DataFrame from deeply nested dict after custom flattening:
department employee_id name region sales role
0 dept_sales employee_101 Alice North 1000.0 NaN
1 dept_sales employee_102 Bob South 1500.0 NaN
2 dept_hr employee_201 Charlie North NaN Manager
3 dept_hr employee_202 David West NaN Assistant

This approach gives you full control over how the nested structure is translated into rows and columns.

Setting Index Names After Conversion

After creating a DataFrame where dictionary keys became the index, you can name the index using df.index.name. If you used pd.concat() with the names argument, this might already be set.

import pandas as pd

student_data_nested = {
'student_A': {'Math': 90, 'Science': 85, 'History': 78},
'student_B': {'Math': 75, 'Science': 92, 'History': 88},
'student_C': {'Math': 88, 'Science': 80, 'History': 95}
}
df_from_dict_orient_index = pd.DataFrame.from_dict(student_data_nested, orient='index')
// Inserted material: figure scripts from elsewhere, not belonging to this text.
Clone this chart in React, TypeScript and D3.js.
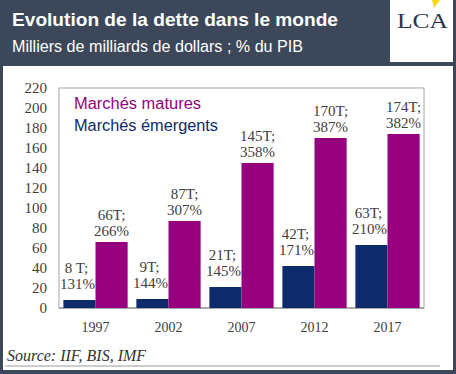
import React from "react";
import * as d3 from "d3";

const years = ["1997", "2002", "2007", "2012", "2017"];
const emerging = [8, 9, 21, 42, 63];
const mature = [66, 87, 145, 170, 174];
const emergingT = ["8 T;", "9T;", "21T;", "42T;", "63T;"];
const emergingPct = ["131%", "144%", "145%", "171%", "210%"];
const matureT = ["66T;", "87T;", "145T;", "170T;", "174T;"];
const maturePct = ["266%", "307%", "358%", "387%", "382%"];
const yTicks = [0, 20, 40, 60, 80, 100, 120, 140, 160, 180, 200, 220];

const W = 456, H = 374;
const BG = "#3c4859";
const PURPLE = "#96007e";
const NAVY = "#0d2a6b";
const serif = "'Liberation Serif', 'DejaVu Serif', serif";
const sans = "'Liberation Sans', Arial, sans-serif";

export default function App() {
  const left = 59, right = 424, top = 88, bottom = 308;
  const x = d3.scaleBand<string>().domain(years).range([left, right]).paddingInner(0.12).paddingOuter(0.06);
  const sub = d3.scaleBand<string>().domain(["e", "m"]).range([0, x.bandwidth()]);
  const y = d3.scaleLinear().domain([0, 220]).range([bottom, top]);

  return (
    <svg width={W} height={H} style={{ position: "absolute", left: 0, top: 0 }}>
      <rect x={0} y={0} width={W} height={H} fill={BG} />
      <text x={12} y={26} fill="#fff" fontFamily={sans} fontWeight="bold" fontSize={19} textLength={326} lengthAdjust="spacingAndGlyphs">
        Evolution de la dette dans le monde
      </text>
      <text x={12} y={52} fill="#fff" fontFamily={sans} fontSize={16} textLength={291} lengthAdjust="spacingAndGlyphs">
        Milliers de milliards de dollars ; % du PIB
      </text>
      {/* logo */}
      <rect x={390} y={0} width={63} height={62} fill="#fff" />
      <path d="M432,0 L440,0 L434,8 Z" fill="#f5d90a" />
      <text x={397} y={28} fill="#2b3550" fontFamily={serif} fontSize={22} textLength={51} lengthAdjust="spacingAndGlyphs">LCA</text>

      {/* panel */}
      <rect x={3} y={66} width={450} height={304} fill="#fff" />

      {/* plot frame */}
      <rect x={left} y={top} width={right - left} height={bottom - top} fill="none" stroke="#a6a6a6" strokeWidth={1} />
      <line x1={left} x2={right} y1={bottom} y2={bottom} stroke="#808080" strokeWidth={1.2} />

      {yTicks.map((t) => (
        <text key={t} x={47} y={y(t) + 5} textAnchor="end" fontFamily={serif} fontSize={15} fill="#404040">
          {t}
        </text>
      ))}

      {years.map((yr, i) => {
        const bx = x(yr)!;
        const ex = bx + sub("e")!;
        const mx = bx + sub("m")!;
        const bw = sub.bandwidth();
        return (
          <g key={yr}>
            <rect x={ex} y={y(emerging[i])} width={bw} height={bottom - y(emerging[i])} fill={NAVY} />
            <rect x={mx} y={y(mature[i])} width={bw} height={bottom - y(mature[i])} fill={PURPLE} />
            <text x={ex + bw / 2 - 3} y={y(emerging[i]) - 27} textAnchor="middle" fontFamily={serif} fontSize={15} fill="#404040">{emergingT[i]}</text>
            <text x={ex + bw / 2 - 2} y={y(emerging[i]) - 11} textAnchor="middle" fontFamily={serif} fontSize={15} fill="#404040">{emergingPct[i]}</text>
            <text x={mx + bw / 2} y={y(mature[i]) - 22} textAnchor="middle" fontFamily={serif} fontSize={15} fill="#404040">{matureT[i]}</text>
            <text x={mx + bw / 2} y={y(mature[i]) - 6} textAnchor="middle" fontFamily={serif} fontSize={15} fill="#404040">{maturePct[i]}</text>
            <text x={bx + x.bandwidth() / 2} y={332} textAnchor="middle" fontFamily={serif} fontSize={14} fill="#404040">{yr}</text>
          </g>
        );
      })}

      <text x={74} y={109} fontFamily={sans} fontSize={16} fill={PURPLE} textLength={127} lengthAdjust="spacingAndGlyphs">Marchés matures</text>
      <text x={74} y={131} fontFamily={sans} fontSize={16} fill={NAVY} textLength={144} lengthAdjust="spacingAndGlyphs">Marchés émergents</text>

      <text x={7} y={361} fontFamily={serif} fontStyle="italic" fontSize={16} fill="#333">Source: IIF, BIS, IMF</text>
      <line x1={5} x2={440} y1={366} y2={366} stroke="#9a9a9a" strokeWidth={1} />
    </svg>
  );
}
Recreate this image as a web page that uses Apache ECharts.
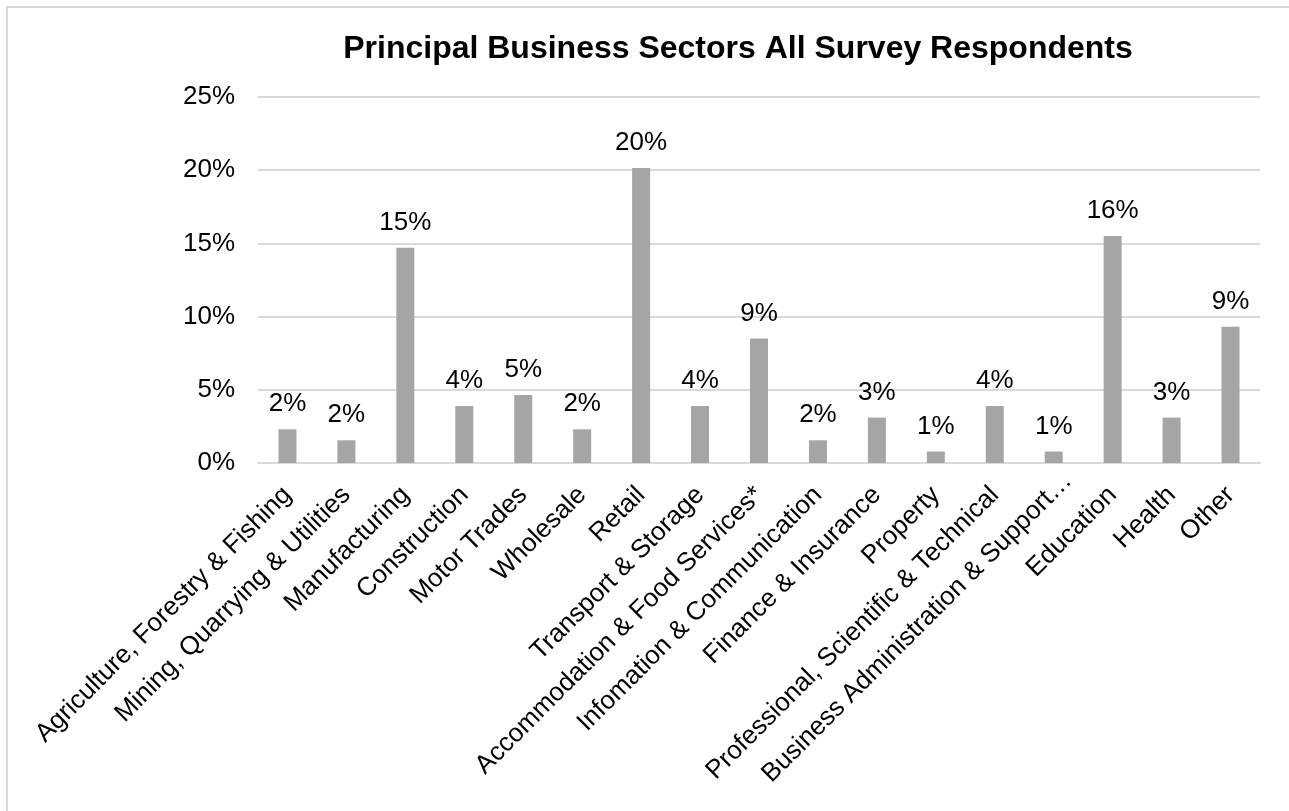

# Set the name of the index
df_from_dict_orient_index.index.name = 'StudentID'
print("DataFrame with named index:")
print(df_from_dict_orient_index)

Output:

DataFrame with named index:
Math Science History
StudentID
student_A 90 85 78
student_B 75 92 88
student_C 88 80 95

Conclusion

Pandas offers several ways to convert nested dictionaries into DataFrames, depending on how the dictionary's structure should map to rows and columns:

  • pd.DataFrame.from_dict(my_dict, orient='index'): Ideal when outer dictionary keys should become the DataFrame's row index and inner keys its columns.
  • pd.DataFrame(my_dict) or pd.DataFrame.from_dict(my_dict, orient='columns'): Use when outer dictionary keys should become DataFrame columns and inner keys the row index. You can use .T to transpose if the initial orientation is not what you need.
  • Custom Flattening Logic (e.g., list comprehensions) + pd.DataFrame(): Necessary for more complex or irregularly nested dictionaries to transform the data into a list of records (dictionaries) or list of lists suitable for DataFrame creation.

Understanding the orient parameter of from_dict and the default behavior of the DataFrame constructor is key to efficiently converting your nested dictionary data into a structured Pandas DataFrame.